Since $a_0=1/2$ we have $\text{sn} (u_0,\sqrt{2})=1/\sqrt{2}$ and hence $$u_0=\int_0^{1/\sqrt{2}}\frac{dx}{\sqrt{(1-x^2)(1-2x^2)}}=\int_0^{\pi/4}(1-2\sin^2x)^{-1/2}\,dx$$ The integral above equals $$\frac{1}{2}\int_0^{\pi/2}(\cos x) ^{-1/2}\,dx=\frac{1}{4}B(1/4,1/2)=\frac{\Gamma^2(1/4)}{4\sqrt{2\pi}}$$ The series in question can now be rewritten as $$\sum_{n\geq 0}2^n\text{sn}(u_0/2^n)\text{sn}^2(u_0/2^{n+1})$$ and the expected sum equals $(u_0/2)-\pi/8u_0$.
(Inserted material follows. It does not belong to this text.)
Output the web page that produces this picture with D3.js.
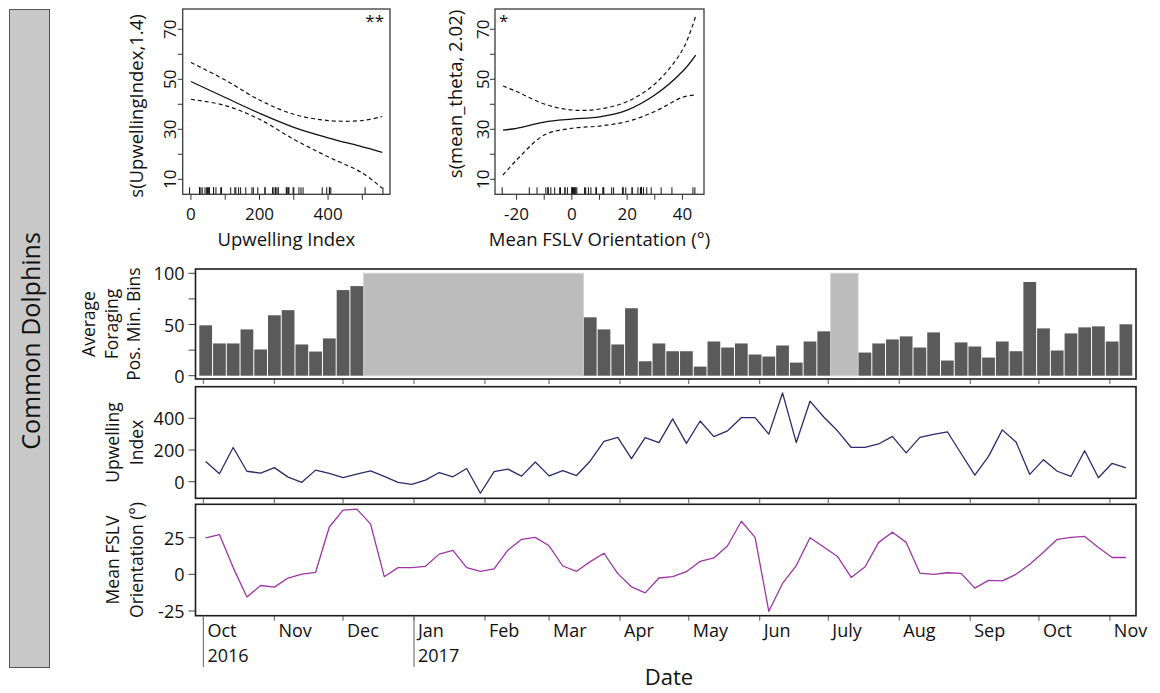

The term $\pi/4u_0$ is actually the value of another integral $$\int_0^{\pi/4}(1-2\sin^2x)^{1/2}\,dx$$ which equals $B(3/4,1/2)/4=\Gamma^2(3/4)/\sqrt{2\pi}$ and hence we can observe that the expected sum of series is $$\frac{1}{2}\left(\int_0^{\pi/4}\frac{dx}{\sqrt{1-2\sin^2x}}-\int_{0}^{\pi/4}\sqrt{1-2\sin^2x}\,dx\right)=\int_0^{\pi/4}\frac{\sin^2x}{\sqrt{1-2\sin^2x}}\,dx$$
User K B Dave mentions in comments about the Jacobi Epsilon function $$\mathcal{E} (u, k) =\int_0^{\text{sn}(u,k)}\sqrt {\frac{1-k^2t^2}{1-t^2}}\,dt=\int_0^u\text{dn}^2(t,k)\,dt$$ which satisfies the relationship $$\mathcal{E} (u+v, k)=\mathcal{E}(u, k)+\mathcal{E}(v,k)-k^2\text {sn}(u, k) \text{sn} (v, k) \text{sn} (u+v, k) $$ Replacing $u, v$ both by $u/2$ and $k^2$ by $2$ we get $$2\operatorname{sn}^2(u/2)\operatorname{sn}u= 2\mathcal{E}(u/2)-\mathcal{E} (u) $$ Putting $u=u_0/2^n$ and multiplying the equation by $2^{n-1}$ we get $$2^n\operatorname{sn}^2(u_0/2^{n+1})\operatorname{sn}(u_0/2^n)=2^n\mathcal{E}(u_0/2^{n+1})-2^{n-1}\mathcal{E}(u_0/2^n)$$ and hence our series evaluates to $$\lim_{n\to\infty} 2^n\mathcal{E}(u_0/2^{n+1})-\frac{1}{2}\mathcal{E}(u_0)$$ The second term above is $$\frac{1}{2}\int_0^{\pi/4}\sqrt{1-2\sin^2t}\,dt$$ and it remains to prove that $2^n\mathcal{E}(u_0/2^{n+1})\to u_0/2$ which equivalently requires us to prove that $\mathcal{E} (u) /u\to 1$ as $u\to 0$. This is luckily an easy consequence of fundamental theorem of calculus.
I should have remembered this Jacobian Epsilon function because I had asked about a proof of its addition formula some years ago. Damn!!